Issue of October 2025 – Decree No. 181/2025/NĐ-CP detailing and guiding the implementation of certain articles of the Law on Value-Added Tax

Dear Valued Clients,

On July 1, 2025, the Government promulgated Decree No. 181/2025/ND-CP (“Decree 181”), which provides detailed regulations and guidance on the implementation of certain provisions of the Law on Value-Added Tax (“VAT”). The objective of Decree 181 is to establish a consistent and unified legal framework for the application of VAT policies in the new development phase.

In this Legal Update, we highlight several key provisions that enterprises should take note of in order to promptly review and adjust their accounting and tax practices, ensuring compliance with the prevailing legal regulations.

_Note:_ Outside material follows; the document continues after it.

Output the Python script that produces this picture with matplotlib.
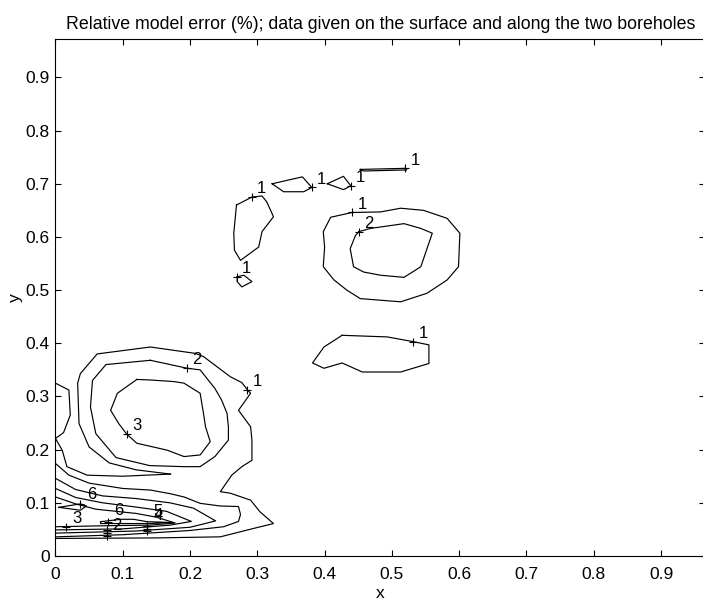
import matplotlib
matplotlib.use("Agg")
import matplotlib.pyplot as plt

plt.rcParams['font.family'] = ['Liberation Sans', 'DejaVu Sans']

# ---- contour lines of the relative model error (x, y in model units) ----
# upper islands, level 1
isl_a_x = [0.269, 0.292, 0.307, 0.314, 0.324, 0.307, 0.302, 0.275, 0.266, 0.265, 0.269]
isl_a_y = [0.660, 0.675, 0.677, 0.666, 0.638, 0.610, 0.581, 0.556, 0.575, 0.607, 0.660]
isl_b_x = [0.270, 0.280, 0.292, 0.277, 0.270, 0.270]
isl_b_y = [0.525, 0.528, 0.516, 0.506, 0.516, 0.525]
isl_c_x = [0.322, 0.367, 0.381, 0.369, 0.339, 0.322]
isl_c_y = [0.700, 0.713, 0.693, 0.685, 0.685, 0.700]
isl_d_x = [0.404, 0.428, 0.439, 0.428, 0.404]
isl_d_y = [0.700, 0.714, 0.696, 0.689, 0.700]
isl_e_x = [0.453, 0.520, 0.522, 0.458, 0.453]
isl_e_y = [0.727, 0.729, 0.726, 0.724, 0.727]
# ring around the upper-right maximum
ring1_x = [0.441, 0.409, 0.398, 0.400, 0.398, 0.414, 0.433, 0.453, 0.513, 0.552, 0.582,
           0.599, 0.601, 0.582, 0.547, 0.513, 0.483, 0.441]
ring1_y = [0.646, 0.637, 0.610, 0.581, 0.544, 0.519, 0.500, 0.484, 0.478, 0.494, 0.519,
           0.544, 0.607, 0.635, 0.650, 0.654, 0.647, 0.646]
ring2_x = [0.451, 0.468, 0.518, 0.543, 0.560, 0.543, 0.518, 0.483, 0.458, 0.443, 0.438, 0.446, 0.451]
ring2_y = [0.610, 0.616, 0.625, 0.616, 0.607, 0.544, 0.524, 0.528, 0.534, 0.544, 0.578, 0.603, 0.610]
# middle island, level 1
isl_f_x = [0.426, 0.493, 0.532, 0.555, 0.555, 0.513, 0.456, 0.426, 0.399, 0.382, 0.399, 0.426]
isl_f_y = [0.415, 0.412, 0.403, 0.397, 0.362, 0.346, 0.346, 0.363, 0.353, 0.363, 0.393, 0.415]

# lower-left region: level 1 around both maxima (upper edge of the wedge)
low1_x = [0.0, 0.150, 0.245, 0.295, 0.324, 0.304, 0.290, 0.260, 0.245, 0.262, 0.277, 0.292,
          0.292, 0.290, 0.272, 0.290, 0.285, 0.277, 0.260, 0.240, 0.220, 0.208, 0.141, 0.062,
          0.037, 0.033, 0.035, 0.050, 0.080, 0.120, 0.171]
low1_y = [0.033, 0.034, 0.036, 0.052, 0.061, 0.083, 0.105, 0.118, 0.121, 0.152, 0.168, 0.180,
          0.218, 0.243, 0.274, 0.306, 0.313, 0.326, 0.337, 0.356, 0.375, 0.381, 0.393, 0.380,
          0.343, 0.325, 0.249, 0.205, 0.175, 0.162, 0.154]
# lower edge of the wedge, meeting the left border
wedge_x = [0.0, 0.010, 0.017, 0.047, 0.100, 0.171]
wedge_y = [0.221, 0.199, 0.168, 0.152, 0.150, 0.154]
# small bulge at the left border
bump_x = [0.0, 0.020, 0.022, 0.012, 0.0]
bump_y = [0.325, 0.312, 0.265, 0.232, 0.221]
# closed loops around the maximum near (0.15, 0.27)
loop2_x = [0.141, 0.196, 0.215, 0.237, 0.247, 0.255, 0.257, 0.257, 0.237, 0.215, 0.191, 0.140,
           0.090, 0.060, 0.052, 0.055, 0.075, 0.141]
loop2_y = [0.368, 0.353, 0.350, 0.315, 0.293, 0.268, 0.243, 0.218, 0.187, 0.168, 0.168, 0.170,
           0.185, 0.230, 0.280, 0.330, 0.360, 0.368]
loop3_x = [0.121, 0.141, 0.176, 0.191, 0.215, 0.220, 0.223, 0.230, 0.215, 0.191, 0.166, 0.121,
           0.106, 0.094, 0.082, 0.092, 0.121]
loop3_y = [0.332, 0.331, 0.328, 0.325, 0.306, 0.268, 0.243, 0.215, 0.190, 0.187, 0.199, 0.212,
           0.229, 0.249, 0.274, 0.306, 0.332]
# nested bands of the ridge along the bottom
band2_x = [0.0, 0.020, 0.050, 0.100, 0.141, 0.171, 0.191, 0.215, 0.245, 0.272, 0.275, 0.272,
           0.250, 0.200, 0.100, 0.0]
band2_y = [0.174, 0.152, 0.137, 0.127, 0.124, 0.117, 0.111, 0.099, 0.094, 0.093, 0.078, 0.065,
           0.055, 0.048, 0.040, 0.036]
band3_x = [0.0, 0.030, 0.070, 0.120, 0.170, 0.205, 0.238, 0.200, 0.120, 0.0]
band3_y = [0.146, 0.125, 0.113, 0.108, 0.100, 0.090, 0.066, 0.054, 0.047, 0.043]
band4_x = [0.0, 0.030, 0.070, 0.120, 0.165, 0.202, 0.170, 0.100, 0.0]
band4_y = [0.127, 0.110, 0.100, 0.092, 0.084, 0.065, 0.058, 0.051, 0.049]
band5_x = [0.0, 0.030, 0.060, 0.120, 0.150, 0.178, 0.140, 0.080, 0.0]
band5_y = [0.111, 0.098, 0.088, 0.080, 0.073, 0.062, 0.058, 0.057, 0.055]
peak6_x = [0.067, 0.097, 0.116, 0.136, 0.173, 0.140, 0.067, 0.067]
peak6_y = [0.0645, 0.069, 0.069, 0.0645, 0.063, 0.061, 0.061, 0.0645]
diam_x = [0.005, 0.037, 0.046, 0.037, 0.005]
diam_y = [0.0915, 0.098, 0.094, 0.086, 0.0915]

contour_lines = [
    (isl_a_x, isl_a_y), (isl_b_x, isl_b_y), (isl_c_x, isl_c_y), (isl_d_x, isl_d_y),
    (isl_e_x, isl_e_y), (ring1_x, ring1_y), (ring2_x, ring2_y), (isl_f_x, isl_f_y),
    (low1_x, low1_y), (wedge_x, wedge_y), (bump_x, bump_y), (loop2_x, loop2_y),
    (loop3_x, loop3_y), (band2_x, band2_y), (band3_x, band3_y), (band4_x, band4_y),
    (band5_x, band5_y), (peak6_x, peak6_y), (diam_x, diam_y),
]

# clabel positions, values and text offsets (points)
lab_x = [0.292, 0.270, 0.381, 0.439, 0.520, 0.441, 0.451, 0.532, 0.196, 0.285, 0.106,
         0.037, 0.015, 0.078, 0.076, 0.136, 0.136]
lab_y = [0.675, 0.525, 0.693, 0.696, 0.729, 0.646, 0.610, 0.403, 0.353, 0.313, 0.229,
         0.098, 0.055, 0.064, 0.037, 0.057, 0.057]
lab_txt = ['1', '1', '1', '1', '1', '1', '2', '1', '2', '1', '3',
           '6', '3', '6', '2', '5', '4']
lab_dx = [7, 7, 7, 7, 7, 7, 7, 7, 7, 7, 7, 8, 8, 8, 7, 8, 8]
lab_dy = [6, 6, 6, 6, 6, 6, 6, 6, 6, 6, 6, 7, 6, 8, 8, 10, 7]
# further clabel crosses on the bottom band edges (their numbers sit under others)
cross_x = [0.076, 0.076, 0.136, 0.136]
cross_y = [0.043, 0.049, 0.047, 0.051]

fig = plt.figure(figsize=(7.03, 6.01), dpi=100)
ax = fig.add_axes([0.0789, 0.0749, 0.9246, 0.860])

for xs, ys in contour_lines:
    ax.plot(xs, ys, color='black', linewidth=0.85)

for x, y, t, dx, dy in zip(lab_x, lab_y, lab_txt, lab_dx, lab_dy):
    ax.plot(x, y, marker='+', color='black', markersize=6, markeredgewidth=0.8)
    ax.annotate(t, (x, y), xytext=(dx, dy), textcoords='offset points',
                ha='center', va='center', fontsize=12)
ax.plot(cross_x, cross_y, linestyle='none', marker='+', color='black',
        markersize=6, markeredgewidth=0.8)

ax.set_xlim(0, 0.966)
ax.set_ylim(0, 0.972)
ticks = [0, 0.1, 0.2, 0.3, 0.4, 0.5, 0.6, 0.7, 0.8, 0.9]
tick_labels = ['0', '0.1', '0.2', '0.3', '0.4', '0.5', '0.6', '0.7', '0.8', '0.9']
ax.set_xticks(ticks)
ax.set_yticks(ticks)
ax.set_xticklabels(tick_labels)
ax.set_yticklabels(tick_labels)
ax.tick_params(direction='in', length=4, width=0.8, top=True, right=True, labelsize=12.5)
ax.tick_params(axis='x', pad=8)
ax.tick_params(axis='y', pad=4)
for s in ax.spines.values():
    s.set_linewidth(0.8)
ax.set_xlabel('x', fontsize=12.5, labelpad=3)
ax.set_ylabel('y', fontsize=12.5, labelpad=2)
ax.set_title('Relative model error (%); data given on the surface and along the two boreholes',
             fontsize=12.8, pad=7.5)

fig.savefig('out.png', dpi=100)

1. Mandatory Requirement for Non-Cash Payment

One of the most notable reforms introduced by Decree 181 is the mandatory requirement for business establishments to provide non-cash payment documentation for transactions involving the purchase of goods or services valued at VND 5 million or more (inclusive of VAT) in order to be eligible for input VAT deduction. This threshold represents a significant reduction from the previous level of VND 20 million, aiming to promote electronic payments and enhance transparency in commercial and financial activities.​

Decree 181 also clearly stipulates specific exceptions where non-cash payment documentation is not required, such as payments made through debt offsetting, authorized third-party payments, installment payments, or the use of shares, bonds, etc., provided that such transactions are supported by transparent contracts and documentation. Additionally, in cases where goods or services are purchased from a taxpayer in multiple transactions on the same day, each valued below VND 5 million but collectively amounting to VND 5 million or more, input VAT may only be deducted if non-cash payment documentation is provided.​[1]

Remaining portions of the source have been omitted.